Position Title: Mid to Senior Data Engineer
Location: Remote - LATAM
What you will be doing:
In this pivotal role, you will be responsible for building and maintaining the core data
infrastructure that underpins our performance analytics ecosystem. Your primary focus
will be on designing, developing, and managing scalable ETL/ELT pipelines that
integrate data from multiple operational systems into our centralized Lakehouse, which
utilizes Microsoft Fabric and is transitioning to Snowflake. You will apply advanced skills
in Python, PySpark, and SQL to perform complex data transformations, cleanse data,
and build analytics-ready datasets within a Medallion architecture. A key aspect of this
position involves developing and managing sophisticated data models, including
star-schemas, to prepare optimized backend datasets for Power BI. Working in close
collaboration with BI analysts, developers, and performance managers, you will ensure
the integrity, governance, and reliability of our data assets. This position is central to our
organization's data-driven transformation, with your work directly supporting
enterprise-level dashboards and data pipelines that influence business operations for
thousands of employees and global clients.
● Design, develop, and maintain robust ETL/ELT pipelines to process daily batch
operational data from diverse sources into the centralized Lakehouse (Microsoft
Fabric / Snowflake), following the Medallion architecture.
● Utilize Microsoft Fabric components (Data Factory, Pipelines, Notebooks) and
Snowflake features (Tasks, Streams) for workflow orchestration and data
transformation.
● Implement complex data transformations, cleansing routines, and API
integrations using strong SQL and Python/PySpark skills to build and manage
analytics-ready data models, schemas, and metadata.
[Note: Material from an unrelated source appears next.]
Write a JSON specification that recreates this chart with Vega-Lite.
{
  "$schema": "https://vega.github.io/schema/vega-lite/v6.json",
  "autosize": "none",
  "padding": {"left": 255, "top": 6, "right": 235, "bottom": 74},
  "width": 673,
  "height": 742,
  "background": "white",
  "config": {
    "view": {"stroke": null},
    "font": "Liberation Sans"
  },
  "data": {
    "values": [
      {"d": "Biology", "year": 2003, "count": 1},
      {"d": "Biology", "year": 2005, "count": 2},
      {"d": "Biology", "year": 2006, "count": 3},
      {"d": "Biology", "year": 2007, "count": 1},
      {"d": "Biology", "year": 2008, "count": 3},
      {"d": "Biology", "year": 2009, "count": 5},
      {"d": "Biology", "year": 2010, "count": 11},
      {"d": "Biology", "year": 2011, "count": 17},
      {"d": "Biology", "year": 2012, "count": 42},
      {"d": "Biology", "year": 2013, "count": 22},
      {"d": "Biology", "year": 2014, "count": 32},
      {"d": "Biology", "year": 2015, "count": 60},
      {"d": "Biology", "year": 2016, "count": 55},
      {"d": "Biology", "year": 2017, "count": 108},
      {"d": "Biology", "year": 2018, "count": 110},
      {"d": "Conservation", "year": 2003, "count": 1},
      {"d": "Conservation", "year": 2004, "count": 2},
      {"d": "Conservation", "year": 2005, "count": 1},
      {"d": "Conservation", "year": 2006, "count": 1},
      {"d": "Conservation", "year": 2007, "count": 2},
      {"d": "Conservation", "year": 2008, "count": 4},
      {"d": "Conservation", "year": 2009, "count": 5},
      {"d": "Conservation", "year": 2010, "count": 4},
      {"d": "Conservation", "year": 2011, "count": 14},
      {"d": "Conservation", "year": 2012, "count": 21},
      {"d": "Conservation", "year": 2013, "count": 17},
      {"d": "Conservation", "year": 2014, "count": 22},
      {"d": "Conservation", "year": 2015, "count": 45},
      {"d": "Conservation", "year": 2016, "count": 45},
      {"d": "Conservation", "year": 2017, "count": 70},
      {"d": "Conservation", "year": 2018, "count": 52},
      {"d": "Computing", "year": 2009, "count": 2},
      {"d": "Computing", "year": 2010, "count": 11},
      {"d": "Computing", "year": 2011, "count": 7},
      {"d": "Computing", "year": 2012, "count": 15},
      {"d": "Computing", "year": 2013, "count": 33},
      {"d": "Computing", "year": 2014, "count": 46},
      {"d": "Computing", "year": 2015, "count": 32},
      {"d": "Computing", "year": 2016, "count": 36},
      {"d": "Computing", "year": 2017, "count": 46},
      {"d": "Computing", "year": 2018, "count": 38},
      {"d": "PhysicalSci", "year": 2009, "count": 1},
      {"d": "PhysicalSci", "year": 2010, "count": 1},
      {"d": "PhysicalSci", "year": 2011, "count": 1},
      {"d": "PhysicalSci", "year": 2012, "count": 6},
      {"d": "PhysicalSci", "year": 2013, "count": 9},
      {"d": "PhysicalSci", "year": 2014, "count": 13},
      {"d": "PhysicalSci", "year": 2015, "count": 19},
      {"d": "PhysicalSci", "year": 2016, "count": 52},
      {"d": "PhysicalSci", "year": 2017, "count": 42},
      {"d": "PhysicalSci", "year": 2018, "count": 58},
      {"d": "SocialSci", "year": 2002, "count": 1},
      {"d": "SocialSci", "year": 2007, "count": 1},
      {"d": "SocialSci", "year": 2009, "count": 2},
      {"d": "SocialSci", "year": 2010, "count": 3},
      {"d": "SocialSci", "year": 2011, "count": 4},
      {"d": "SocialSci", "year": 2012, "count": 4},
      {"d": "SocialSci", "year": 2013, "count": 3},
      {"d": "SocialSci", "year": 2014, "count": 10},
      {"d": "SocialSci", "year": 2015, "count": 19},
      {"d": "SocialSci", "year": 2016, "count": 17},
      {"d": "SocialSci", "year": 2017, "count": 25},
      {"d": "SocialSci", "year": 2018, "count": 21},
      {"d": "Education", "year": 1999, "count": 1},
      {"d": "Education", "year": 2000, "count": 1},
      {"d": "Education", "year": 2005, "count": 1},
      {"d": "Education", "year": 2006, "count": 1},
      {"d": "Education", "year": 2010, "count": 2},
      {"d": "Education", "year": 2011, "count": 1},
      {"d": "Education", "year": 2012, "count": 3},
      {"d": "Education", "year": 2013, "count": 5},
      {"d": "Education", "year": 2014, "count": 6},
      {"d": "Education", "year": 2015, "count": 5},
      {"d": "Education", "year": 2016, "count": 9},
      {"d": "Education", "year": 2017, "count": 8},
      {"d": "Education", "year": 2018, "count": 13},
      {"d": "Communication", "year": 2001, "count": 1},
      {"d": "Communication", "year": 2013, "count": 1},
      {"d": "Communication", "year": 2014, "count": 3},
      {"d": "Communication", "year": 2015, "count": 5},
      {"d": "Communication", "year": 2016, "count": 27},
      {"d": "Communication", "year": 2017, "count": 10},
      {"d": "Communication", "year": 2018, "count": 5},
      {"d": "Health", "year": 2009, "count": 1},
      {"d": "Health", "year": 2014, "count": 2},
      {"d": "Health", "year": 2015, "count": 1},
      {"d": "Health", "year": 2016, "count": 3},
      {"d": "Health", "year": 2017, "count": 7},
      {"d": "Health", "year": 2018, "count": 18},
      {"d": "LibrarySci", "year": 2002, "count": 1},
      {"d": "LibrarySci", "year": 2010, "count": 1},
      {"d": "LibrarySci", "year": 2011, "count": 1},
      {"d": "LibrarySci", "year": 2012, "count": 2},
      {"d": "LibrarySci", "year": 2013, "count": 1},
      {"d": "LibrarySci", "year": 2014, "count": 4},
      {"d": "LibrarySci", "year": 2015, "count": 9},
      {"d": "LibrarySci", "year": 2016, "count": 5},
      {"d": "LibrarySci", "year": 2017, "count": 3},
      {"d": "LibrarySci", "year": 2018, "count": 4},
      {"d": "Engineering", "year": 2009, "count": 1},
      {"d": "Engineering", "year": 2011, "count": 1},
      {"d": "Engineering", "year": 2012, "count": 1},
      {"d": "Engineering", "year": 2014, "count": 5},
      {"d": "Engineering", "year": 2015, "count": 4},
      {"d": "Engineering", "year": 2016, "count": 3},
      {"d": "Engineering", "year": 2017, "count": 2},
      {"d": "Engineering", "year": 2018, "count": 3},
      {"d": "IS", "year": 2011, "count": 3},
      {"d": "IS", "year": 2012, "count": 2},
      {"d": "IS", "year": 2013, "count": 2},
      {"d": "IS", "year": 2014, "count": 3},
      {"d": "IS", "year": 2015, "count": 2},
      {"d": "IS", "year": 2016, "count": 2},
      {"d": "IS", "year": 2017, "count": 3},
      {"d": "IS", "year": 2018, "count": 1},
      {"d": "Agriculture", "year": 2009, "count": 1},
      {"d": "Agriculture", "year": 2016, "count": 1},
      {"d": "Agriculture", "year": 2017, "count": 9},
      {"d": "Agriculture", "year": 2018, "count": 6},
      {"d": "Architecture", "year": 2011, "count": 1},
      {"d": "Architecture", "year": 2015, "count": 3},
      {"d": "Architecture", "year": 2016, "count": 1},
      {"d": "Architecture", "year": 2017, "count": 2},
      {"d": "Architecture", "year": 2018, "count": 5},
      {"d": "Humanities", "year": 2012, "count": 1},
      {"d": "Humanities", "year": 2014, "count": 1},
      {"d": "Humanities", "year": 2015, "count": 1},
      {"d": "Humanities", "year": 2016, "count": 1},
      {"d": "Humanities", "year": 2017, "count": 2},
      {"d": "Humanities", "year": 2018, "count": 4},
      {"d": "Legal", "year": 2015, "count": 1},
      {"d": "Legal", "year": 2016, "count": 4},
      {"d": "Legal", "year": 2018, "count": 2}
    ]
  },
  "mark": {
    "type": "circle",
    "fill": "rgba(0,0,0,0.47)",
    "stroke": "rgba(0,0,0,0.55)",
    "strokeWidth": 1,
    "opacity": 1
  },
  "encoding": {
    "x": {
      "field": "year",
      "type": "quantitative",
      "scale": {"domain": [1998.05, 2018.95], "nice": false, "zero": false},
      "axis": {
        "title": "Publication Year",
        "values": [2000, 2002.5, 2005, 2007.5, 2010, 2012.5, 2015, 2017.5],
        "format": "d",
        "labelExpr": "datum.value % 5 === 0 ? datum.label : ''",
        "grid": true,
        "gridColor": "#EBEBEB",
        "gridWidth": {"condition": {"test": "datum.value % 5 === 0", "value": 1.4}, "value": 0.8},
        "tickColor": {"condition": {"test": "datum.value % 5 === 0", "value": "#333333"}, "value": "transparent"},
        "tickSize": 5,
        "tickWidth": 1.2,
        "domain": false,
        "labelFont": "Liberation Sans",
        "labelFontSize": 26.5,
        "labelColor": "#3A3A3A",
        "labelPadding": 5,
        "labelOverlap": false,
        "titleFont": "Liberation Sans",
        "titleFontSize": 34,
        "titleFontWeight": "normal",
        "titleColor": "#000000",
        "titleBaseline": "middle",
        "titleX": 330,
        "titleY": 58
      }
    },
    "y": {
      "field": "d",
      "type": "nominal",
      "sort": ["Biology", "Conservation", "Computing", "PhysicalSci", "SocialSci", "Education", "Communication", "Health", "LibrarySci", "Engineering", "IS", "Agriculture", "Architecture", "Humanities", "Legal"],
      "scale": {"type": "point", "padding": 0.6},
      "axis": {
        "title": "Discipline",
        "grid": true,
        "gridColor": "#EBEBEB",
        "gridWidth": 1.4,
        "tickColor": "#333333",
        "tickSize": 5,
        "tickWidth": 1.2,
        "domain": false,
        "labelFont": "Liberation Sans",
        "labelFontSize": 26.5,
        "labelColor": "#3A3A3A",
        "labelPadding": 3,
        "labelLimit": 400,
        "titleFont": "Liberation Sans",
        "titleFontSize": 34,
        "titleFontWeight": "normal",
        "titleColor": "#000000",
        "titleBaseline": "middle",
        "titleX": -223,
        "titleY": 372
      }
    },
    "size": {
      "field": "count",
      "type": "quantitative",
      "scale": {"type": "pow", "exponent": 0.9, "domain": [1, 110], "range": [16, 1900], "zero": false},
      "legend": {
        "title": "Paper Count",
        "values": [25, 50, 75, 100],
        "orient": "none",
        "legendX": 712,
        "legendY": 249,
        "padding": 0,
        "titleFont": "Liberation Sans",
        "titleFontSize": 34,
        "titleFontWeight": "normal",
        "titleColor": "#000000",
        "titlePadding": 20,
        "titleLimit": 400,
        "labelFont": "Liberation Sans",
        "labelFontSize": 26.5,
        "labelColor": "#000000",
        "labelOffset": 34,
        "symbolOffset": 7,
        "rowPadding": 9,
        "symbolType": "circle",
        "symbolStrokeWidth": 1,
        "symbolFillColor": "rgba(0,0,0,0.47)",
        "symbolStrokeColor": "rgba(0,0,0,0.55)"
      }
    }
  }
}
● Develop and prepare backend data models for Power BI, focusing on
star-schema design, performance tuning, and configuring incremental refresh
strategies to support BI analysts.
● Enforce data quality and integrity by implementing data validation and monitoring
processes, while supporting governance practices using Microsoft Fabric’s
built-in data catalog and lineage tracking tools.
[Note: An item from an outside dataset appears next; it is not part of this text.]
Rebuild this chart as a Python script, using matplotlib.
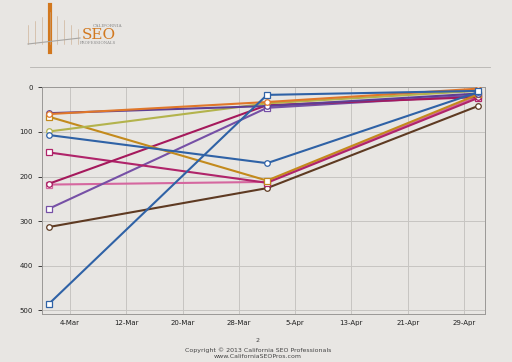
import datetime
import numpy as np
import matplotlib
matplotlib.use("Agg")
import matplotlib.pyplot as plt
import matplotlib.dates as mdates

# ranking snapshots
dates = [datetime.date(2013, 3, 1), datetime.date(2013, 4, 1), datetime.date(2013, 5, 1)]

blue_sq = [485, 17, 8]
blue_ci = [107, 170, 11]
gold = [66, 209, 16]
orange = [60, 33, 3]
dark_purple = [58, 42, 14]
olive = [99, 36, 8]
magenta_sq = [146, 214, 24]
crimson_ci = [216, 40, 22]
pink = [218, 212, 20]
lavender_sq = [272, 46, 18]
brown = [313, 226, 42]

tick_dates = [datetime.date(2013, 3, 4) + datetime.timedelta(days=8 * i) for i in range(8)]
y_ticks = [0, 100, 200, 300, 400, 500]

bg = '#e8e6e3'
fig = plt.figure(figsize=(5.12, 3.62), dpi=100, facecolor=bg)
ax = fig.add_axes([42 / 512, 1 - 314 / 362, (485 - 42) / 512, (314 - 87.3) / 362])
ax.set_facecolor(bg)

series = [
    (pink, '#d5679f', 's'),
    (brown, '#5e3a22', 'o'),
    (lavender_sq, '#7650a6', 's'),
    (magenta_sq, '#b0246a', 's'),
    (crimson_ci, '#a5195c', 'o'),
    (gold, '#c38a1c', 's'),
    (olive, '#b3b34c', 'o'),
    (dark_purple, '#5d3f94', 'o'),
    (orange, '#e0772a', 'o'),
    (blue_ci, '#2f62a6', 'o'),
    (blue_sq, '#2f62a6', 's'),
]
for vals, col, mk in series:
    ax.plot(dates, vals, color=col, lw=1.5, marker=mk, ms=4,
            mfc='white', mec=col, mew=0.9, zorder=3)

ax.set_ylim(508, 0)
pad = datetime.timedelta(hours=27)
ax.set_xlim(dates[0] - pad, dates[-1] + pad)
ax.set_yticks(y_ticks)
ax.set_xticks(tick_dates)
ax.xaxis.set_major_formatter(mdates.DateFormatter('%-d-%b'))
ax.tick_params(labelsize=5, colors='#222222', length=3, width=0.6)
ax.tick_params(axis='x', length=0, pad=4)
ax.grid(True, color='#c6c4c1', lw=0.7)
for s in ax.spines.values():
    s.set_color('#9a9896')
    s.set_linewidth(0.7)

# header rule and logo
fig.add_artist(plt.Line2D([30 / 512, 490 / 512], [1 - 67 / 362] * 2, color='#b5b3b0', lw=0.6))
fig.add_artist(plt.Line2D([50 / 512, 50 / 512], [1 - 52 / 362, 1 - 5 / 362], color='#d2781e', lw=3))
cable_x = np.linspace(28, 80, 30)
for hx in cable_x[::4]:
    fig.add_artist(plt.Line2D([hx / 512, hx / 512], [1 - 44 / 362, 1 - (12 + abs(hx - 50) * 0.6) / 362],
                              color='#c8a888', lw=0.4))
fig.add_artist(plt.Line2D([28 / 512, 80 / 512], [1 - 44 / 362, 1 - 38 / 362], color='#a8a6a3', lw=0.8))
fig.text(93 / 512, 1 - 26 / 362, 'CALIFORNIA', fontsize=3.2, color='#888888', ha='left', va='center',
         family='DejaVu Serif')
fig.text(82 / 512, 1 - 35 / 362, 'SEO', fontsize=11, color='#d2781e', ha='left', va='center',
         family='DejaVu Serif')
fig.text(80 / 512, 1 - 43 / 362, 'PROFESSIONALS', fontsize=2.8, color='#888888', ha='left', va='center',
         family='DejaVu Serif')

# footer
fig.text(258 / 512, 1 - 341 / 362, '2', fontsize=4.5, color='#444444', ha='center', va='center')
fig.text(258 / 512, 1 - 350 / 362, 'Copyright \u00a9 2013 California SEO Professionals', fontsize=4.5,
         color='#444444', ha='center', va='center')
fig.text(258 / 512, 1 - 357 / 362, 'www.CaliforniaSEOPros.com', fontsize=4.5, color='#444444',
         ha='center', va='center')

fig.savefig('out.png', dpi=100, facecolor=bg)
● Optimize data pipelines for performance, scalability, and cost-efficiency, ensuring
reliable and timely data delivery for analytical use cases.
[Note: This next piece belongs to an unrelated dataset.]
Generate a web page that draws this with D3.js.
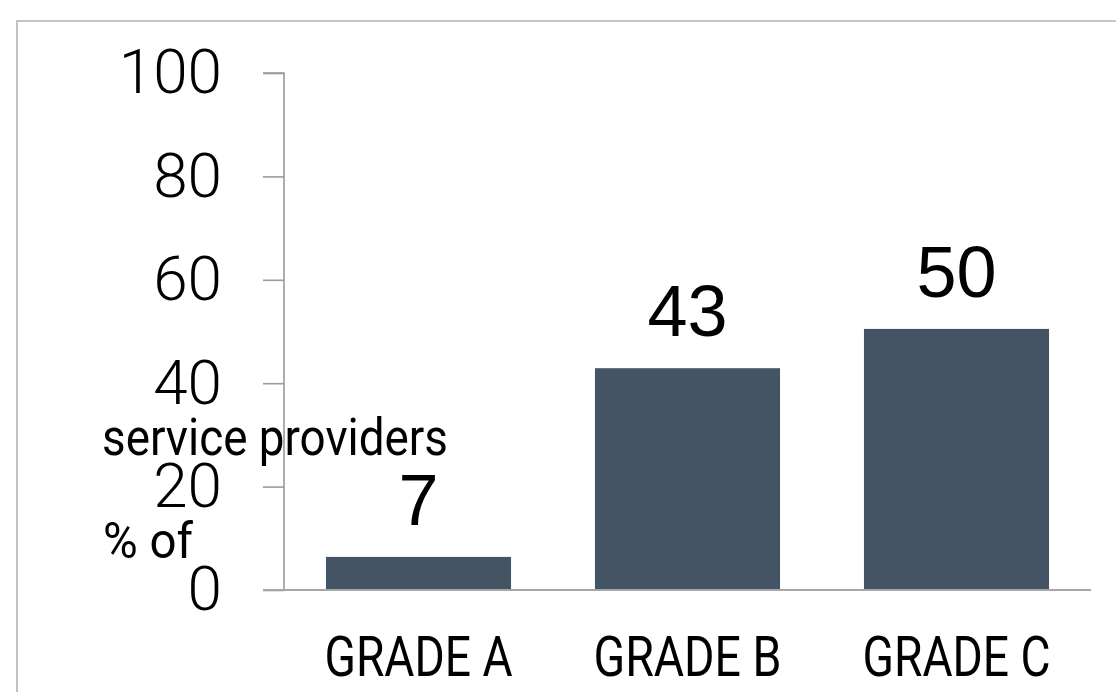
<!DOCTYPE html>
<html>
<head>
<meta charset="utf-8">
<script src="https://cdn.jsdelivr.net/npm/d3@7"></script>
<style>
  html, body { margin: 0; padding: 0; background: #fff; }
  svg { display: block; }
</style>
</head>
<body>
<div id="chart"></div>
<script>
// chart data
var grades = ['GRADE A', 'GRADE B', 'GRADE C'];
var shares = [6.4, 42.9, 50.5];
var shareLabels = ['7', '43', '50'];
var yTicks = [0, 20, 40, 60, 80, 100];

var width = 1116, height = 692;

var svg = d3.select('#chart').append('svg')
  .attr('width', width)
  .attr('height', height);

// outer frame (top and left edges)
svg.append('path')
  .attr('d', 'M17,692V21H1116')
  .attr('fill', 'none')
  .attr('stroke', '#b3b3b3')
  .attr('stroke-width', 1.6);

// scales
var xScale = d3.scaleBand()
  .domain(grades)
  .range([284, 1091])
  .paddingInner(0.312)
  .paddingOuter(0.156);

var yScale = d3.scaleLinear()
  .domain([0, 100])
  .range([590, 73]);

// y axis
var yAxis = d3.axisLeft(yScale)
  .tickValues(yTicks)
  .tickSize(21)
  .tickPadding(41)
  .tickFormat(d3.format('d'));

var yG = svg.append('g')
  .attr('transform', 'translate(' + xScale.range()[0] + ',0)')
  .call(yAxis);

yG.select('.domain')
  .attr('d', 'M-21,' + yScale(100) + 'H0V' + yScale(0))
  .attr('stroke', '#9a9a9a')
  .attr('stroke-width', 1.6);
yG.selectAll('.tick line')
  .attr('stroke', '#9a9a9a')
  .attr('stroke-width', 1.6);
yG.selectAll('.tick text')
  .attr('fill', '#000')
  .style('font-family', 'Roboto, sans-serif')
  .style('font-weight', 300)
  .style('font-size', '62px');

// bars
svg.append('g').attr('class', 'data')
  .selectAll('rect').data(shares)
  .enter()
  .append('rect')
  .attr('x', function(d, i) { return xScale(grades[i]); })
  .attr('y', function(d) { return yScale(d); })
  .attr('width', xScale.bandwidth())
  .attr('height', function(d) { return yScale(0) - yScale(d); })
  .attr('fill', '#435564');

// baseline
svg.append('line')
  .attr('x1', xScale.range()[0] - 21)
  .attr('x2', xScale.range()[1])
  .attr('y1', yScale(0))
  .attr('y2', yScale(0))
  .attr('stroke', '#a6a6a6')
  .attr('stroke-width', 2);

// value labels
svg.append('g')
  .selectAll('text').data(shares)
  .enter()
  .append('text')
  .attr('x', function(d, i) { return xScale(grades[i]) + xScale.bandwidth() / 2; })
  .attr('y', function(d) { return yScale(d) - 32; })
  .attr('text-anchor', 'middle')
  .style('font-family', '"Liberation Sans", Arial, sans-serif')
  .style('font-size', '72px')
  .text(function(d, i) { return shareLabels[i]; });

// category labels
svg.append('g')
  .selectAll('text').data(grades)
  .enter()
  .append('text')
  .attr('x', function(d) { return xScale(d) + xScale.bandwidth() / 2; })
  .attr('y', 676)
  .attr('text-anchor', 'middle')
  .attr('textLength', 188)
  .attr('lengthAdjust', 'spacingAndGlyphs')
  .style('font-family', 'Roboto, sans-serif')
  .style('font-size', '56px')
  .text(function(d) { return d; });

// axis title (rendered unrotated, in two lines)
svg.append('text')
  .attr('x', 102)
  .attr('y', 455)
  .attr('textLength', 346)
  .attr('lengthAdjust', 'spacingAndGlyphs')
  .style('font-family', 'Roboto, sans-serif')
  .style('font-size', '52px')
  .text('service providers');

svg.append('text')
  .attr('x', 103)
  .attr('y', 558)
  .attr('textLength', 90)
  .attr('lengthAdjust', 'spacingAndGlyphs')
  .style('font-family', 'Roboto, sans-serif')
  .style('font-size', '50px')
  .text('% of');
</script>
</body>
</html>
● Collaborate with BI analysts and performance management teams to prepare
clean, governed datasets for enterprise dashboards, predictive analytics, and
machine learning applications.
● Implement data security and privacy best practices in alignment with company
standards, utilizing version control (Git) and agile development methodologies.
Requirements & Qualifications
To excel in this role, you should possess:
● +3 years of experience in data engineering within an enterprise environment, Bachelor’s degree in Data Engineering.
● Advanced proficiency in Snowflake, including proven experience with workflow
orchestration using Tasks and Streams.
● Advanced, proven experience with Microsoft Fabric, specifically utilizing Data
Factory, Dataflows Gen2, Pipelines, Notebooks, and the Lakehouse with Delta
tables for data transformation and orchestration.
● Advanced expertise in designing, developing, and maintaining robust ETL/ELT
pipelines for batch processing of large-scale operational data from multiple
sources.
● Strong, advanced-level skills in SQL and Python/PySpark for complex data
transformation, automation, API ingestion, data cleansing, and preparing
analytics-ready datasets.
● Advanced data modeling skills, with a strong understanding of data warehousing
concepts, dimensional modeling, and star-schema design for analytical use
cases.
● Experience supporting Power BI through backend dataset preparation, including
star-schema design, performance tuning, and configuring incremental refresh
strategies.
● Proficiency in data integration using APIs, including REST, JSON, and Bearer
token authentication.
● Experience implementing data governance practices, with knowledge of data
cataloging, lineage tracking, and impact analysis, particularly within the Microsoft
Fabric ecosystem.
● Familiarity with version control systems such as Git and agile development
methodologies.
● Strong collaboration and communication skills for effective partnership with BI,
operations, and IT stakeholders.
Nice to Have
● Experience with advanced Power BI development, including writing DAX queries
and performing semantic model optimization.
● Familiarity with machine learning workflows and preparing data for model
deployment.
● Knowledge of performance metrics within the Business Process Outsourcing
(BPO) or logistics industries.
● Experience with other major cloud data platforms, such as Google BigQuery,
Azure Synapse Analytics, or Azure Data Factory.
● Relevant industry certifications in data engineering or cloud platforms from
providers like Microsoft or Snowflake.
Soft skills:
● Effectively partner with BI analysts, developers, performance managers, and IT
stakeholders to ensure data solutions are aligned with business requirements
and to support the preparation of analytics-ready datasets.
● Apply strong analytical skills to design, develop, and optimize complex ETL/ELT
pipelines, addressing challenges related to performance, scalability, and data
quality.
● Demonstrate a meticulous approach to implementing data validation, cleansing,
and monitoring processes, ensuring the delivery of clean, governed, and reliable
data for enterprise use.
● Proactively stay current with new data engineering technologies and agile
development methodologies, bringing forward recommendations for improvement
to our data infrastructure and practices.
Why you will love Lean Tech:
● Join a powerful tech workforce and help us change the world through technology
● Professional development opportunities with international customers
● Collaborative work environment
● Career paths and mentorship programs that will lead to new levels.
Join Lean Tech and contribute to shaping the data landscape within a dynamic and
growing organization. Your skills will be honed, and your contributions will be vital to our
continued success. Lean Tech is an equal opportunity employer. We celebrate diversity
and are committed to creating an inclusive environment for all employees.